» Data block

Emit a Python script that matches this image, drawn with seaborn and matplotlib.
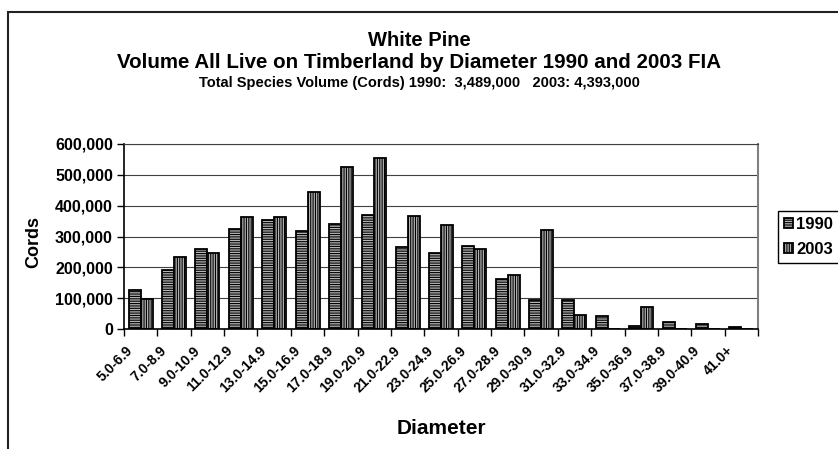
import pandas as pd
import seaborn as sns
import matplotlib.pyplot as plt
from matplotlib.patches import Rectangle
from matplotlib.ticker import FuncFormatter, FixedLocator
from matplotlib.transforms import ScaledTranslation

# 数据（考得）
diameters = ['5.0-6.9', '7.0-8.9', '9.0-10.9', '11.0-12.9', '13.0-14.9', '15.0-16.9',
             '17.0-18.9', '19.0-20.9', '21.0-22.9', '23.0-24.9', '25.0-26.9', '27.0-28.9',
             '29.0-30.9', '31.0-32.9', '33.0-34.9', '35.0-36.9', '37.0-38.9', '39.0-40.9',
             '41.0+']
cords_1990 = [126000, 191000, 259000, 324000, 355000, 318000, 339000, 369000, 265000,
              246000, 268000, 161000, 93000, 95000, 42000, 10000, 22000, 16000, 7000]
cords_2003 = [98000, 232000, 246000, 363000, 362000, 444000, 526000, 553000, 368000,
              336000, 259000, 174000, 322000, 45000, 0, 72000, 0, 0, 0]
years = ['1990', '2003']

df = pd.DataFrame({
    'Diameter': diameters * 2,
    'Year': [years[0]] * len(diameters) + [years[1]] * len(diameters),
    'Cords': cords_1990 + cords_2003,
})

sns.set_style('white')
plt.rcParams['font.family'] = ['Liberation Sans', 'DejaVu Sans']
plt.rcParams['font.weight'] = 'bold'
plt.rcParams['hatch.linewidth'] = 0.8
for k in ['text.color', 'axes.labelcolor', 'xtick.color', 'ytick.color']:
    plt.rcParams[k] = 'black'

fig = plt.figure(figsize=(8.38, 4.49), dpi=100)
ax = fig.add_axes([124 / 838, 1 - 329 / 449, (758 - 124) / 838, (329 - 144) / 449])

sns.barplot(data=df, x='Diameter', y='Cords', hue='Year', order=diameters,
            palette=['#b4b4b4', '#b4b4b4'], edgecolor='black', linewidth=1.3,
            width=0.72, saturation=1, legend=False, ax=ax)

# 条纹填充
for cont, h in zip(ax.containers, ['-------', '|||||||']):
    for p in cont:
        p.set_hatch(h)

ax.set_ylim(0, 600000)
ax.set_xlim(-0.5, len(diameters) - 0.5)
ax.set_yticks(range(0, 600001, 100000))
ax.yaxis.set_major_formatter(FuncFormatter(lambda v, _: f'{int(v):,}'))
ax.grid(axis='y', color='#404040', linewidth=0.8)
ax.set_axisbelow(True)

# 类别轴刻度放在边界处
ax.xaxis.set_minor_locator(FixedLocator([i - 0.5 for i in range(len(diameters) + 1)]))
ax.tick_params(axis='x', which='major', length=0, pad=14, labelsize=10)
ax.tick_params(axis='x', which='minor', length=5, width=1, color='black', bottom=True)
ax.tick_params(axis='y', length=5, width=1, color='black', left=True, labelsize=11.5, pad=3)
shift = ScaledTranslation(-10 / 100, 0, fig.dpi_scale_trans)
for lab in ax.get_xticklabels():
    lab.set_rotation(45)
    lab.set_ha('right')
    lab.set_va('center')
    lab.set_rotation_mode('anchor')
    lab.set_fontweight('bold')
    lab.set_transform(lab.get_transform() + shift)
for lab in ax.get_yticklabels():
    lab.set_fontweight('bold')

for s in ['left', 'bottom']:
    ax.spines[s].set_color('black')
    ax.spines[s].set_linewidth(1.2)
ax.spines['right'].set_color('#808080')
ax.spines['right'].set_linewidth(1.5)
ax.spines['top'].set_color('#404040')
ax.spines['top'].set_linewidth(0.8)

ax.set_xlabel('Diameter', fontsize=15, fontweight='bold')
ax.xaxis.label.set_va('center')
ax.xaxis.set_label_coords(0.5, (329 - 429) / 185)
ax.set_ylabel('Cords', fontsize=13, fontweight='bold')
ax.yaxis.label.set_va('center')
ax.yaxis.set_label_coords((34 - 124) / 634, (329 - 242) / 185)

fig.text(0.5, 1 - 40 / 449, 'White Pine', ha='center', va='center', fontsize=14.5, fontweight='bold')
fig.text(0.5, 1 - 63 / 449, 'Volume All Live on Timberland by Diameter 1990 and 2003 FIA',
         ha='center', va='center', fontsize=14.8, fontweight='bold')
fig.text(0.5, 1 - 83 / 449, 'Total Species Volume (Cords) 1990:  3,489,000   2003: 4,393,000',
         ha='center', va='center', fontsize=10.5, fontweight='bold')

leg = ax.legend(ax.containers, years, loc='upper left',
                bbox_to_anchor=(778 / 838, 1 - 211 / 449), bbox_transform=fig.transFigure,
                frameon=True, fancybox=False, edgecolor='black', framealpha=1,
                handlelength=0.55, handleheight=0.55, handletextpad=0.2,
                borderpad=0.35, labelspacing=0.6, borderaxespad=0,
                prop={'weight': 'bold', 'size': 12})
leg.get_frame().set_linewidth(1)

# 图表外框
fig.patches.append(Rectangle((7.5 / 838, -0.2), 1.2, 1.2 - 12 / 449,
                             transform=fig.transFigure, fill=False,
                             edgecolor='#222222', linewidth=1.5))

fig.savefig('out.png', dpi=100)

» Given request
Pictures are excluded; copy all other data exactly as shown.

» Solution to the exercise
Emit a Python script that matches this image, drawn with seaborn and matplotlib.
import pandas as pd
import seaborn as sns
import matplotlib.pyplot as plt
from matplotlib.patches import Rectangle
from matplotlib.ticker import FuncFormatter, FixedLocator
from matplotlib.transforms import ScaledTranslation

# 数据（考得）
diameters = ['5.0-6.9', '7.0-8.9', '9.0-10.9', '11.0-12.9', '13.0-14.9', '15.0-16.9',
             '17.0-18.9', '19.0-20.9', '21.0-22.9', '23.0-24.9', '25.0-26.9', '27.0-28.9',
             '29.0-30.9', '31.0-32.9', '33.0-34.9', '35.0-36.9', '37.0-38.9', '39.0-40.9',
             '41.0+']
cords_1990 = [126000, 191000, 259000, 324000, 355000, 318000, 339000, 369000, 265000,
              246000, 268000, 161000, 93000, 95000, 42000, 10000, 22000, 16000, 7000]
cords_2003 = [98000, 232000, 246000, 363000, 362000, 444000, 526000, 553000, 368000,
              336000, 259000, 174000, 322000, 45000, 0, 72000, 0, 0, 0]
years = ['1990', '2003']

df = pd.DataFrame({
    'Diameter': diameters * 2,
    'Year': [years[0]] * len(diameters) + [years[1]] * len(diameters),
    'Cords': cords_1990 + cords_2003,
})

sns.set_style('white')
plt.rcParams['font.family'] = ['Liberation Sans', 'DejaVu Sans']
plt.rcParams['font.weight'] = 'bold'
plt.rcParams['hatch.linewidth'] = 0.8
for k in ['text.color', 'axes.labelcolor', 'xtick.color', 'ytick.color']:
    plt.rcParams[k] = 'black'

fig = plt.figure(figsize=(8.38, 4.49), dpi=100)
ax = fig.add_axes([124 / 838, 1 - 329 / 449, (758 - 124) / 838, (329 - 144) / 449])

sns.barplot(data=df, x='Diameter', y='Cords', hue='Year', order=diameters,
            palette=['#b4b4b4', '#b4b4b4'], edgecolor='black', linewidth=1.3,
            width=0.72, saturation=1, legend=False, ax=ax)

# 条纹填充
for cont, h in zip(ax.containers, ['-------', '|||||||']):
    for p in cont:
        p.set_hatch(h)

ax.set_ylim(0, 600000)
ax.set_xlim(-0.5, len(diameters) - 0.5)
ax.set_yticks(range(0, 600001, 100000))
ax.yaxis.set_major_formatter(FuncFormatter(lambda v, _: f'{int(v):,}'))
ax.grid(axis='y', color='#404040', linewidth=0.8)
ax.set_axisbelow(True)

# 类别轴刻度放在边界处
ax.xaxis.set_minor_locator(FixedLocator([i - 0.5 for i in range(len(diameters) + 1)]))
ax.tick_params(axis='x', which='major', length=0, pad=14, labelsize=10)
ax.tick_params(axis='x', which='minor', length=5, width=1, color='black', bottom=True)
ax.tick_params(axis='y', length=5, width=1, color='black', left=True, labelsize=11.5, pad=3)
shift = ScaledTranslation(-10 / 100, 0, fig.dpi_scale_trans)
for lab in ax.get_xticklabels():
    lab.set_rotation(45)
    lab.set_ha('right')
    lab.set_va('center')
    lab.set_rotation_mode('anchor')
    lab.set_fontweight('bold')
    lab.set_transform(lab.get_transform() + shift)
for lab in ax.get_yticklabels():
    lab.set_fontweight('bold')

for s in ['left', 'bottom']:
    ax.spines[s].set_color('black')
    ax.spines[s].set_linewidth(1.2)
ax.spines['right'].set_color('#808080')
ax.spines['right'].set_linewidth(1.5)
ax.spines['top'].set_color('#404040')
ax.spines['top'].set_linewidth(0.8)

ax.set_xlabel('Diameter', fontsize=15, fontweight='bold')
ax.xaxis.label.set_va('center')
ax.xaxis.set_label_coords(0.5, (329 - 429) / 185)
ax.set_ylabel('Cords', fontsize=13, fontweight='bold')
ax.yaxis.label.set_va('center')
ax.yaxis.set_label_coords((34 - 124) / 634, (329 - 242) / 185)

fig.text(0.5, 1 - 40 / 449, 'White Pine', ha='center', va='center', fontsize=14.5, fontweight='bold')
fig.text(0.5, 1 - 63 / 449, 'Volume All Live on Timberland by Diameter 1990 and 2003 FIA',
         ha='center', va='center', fontsize=14.8, fontweight='bold')
fig.text(0.5, 1 - 83 / 449, 'Total Species Volume (Cords) 1990:  3,489,000   2003: 4,393,000',
         ha='center', va='center', fontsize=10.5, fontweight='bold')

leg = ax.legend(ax.containers, years, loc='upper left',
                bbox_to_anchor=(778 / 838, 1 - 211 / 449), bbox_transform=fig.transFigure,
                frameon=True, fancybox=False, edgecolor='black', framealpha=1,
                handlelength=0.55, handleheight=0.55, handletextpad=0.2,
                borderpad=0.35, labelspacing=0.6, borderaxespad=0,
                prop={'weight': 'bold', 'size': 12})
leg.get_frame().set_linewidth(1)

# 图表外框
fig.patches.append(Rectangle((7.5 / 838, -0.2), 1.2, 1.2 - 12 / 449,
                             transform=fig.transFigure, fill=False,
                             edgecolor='#222222', linewidth=1.5))

fig.savefig('out.png', dpi=100)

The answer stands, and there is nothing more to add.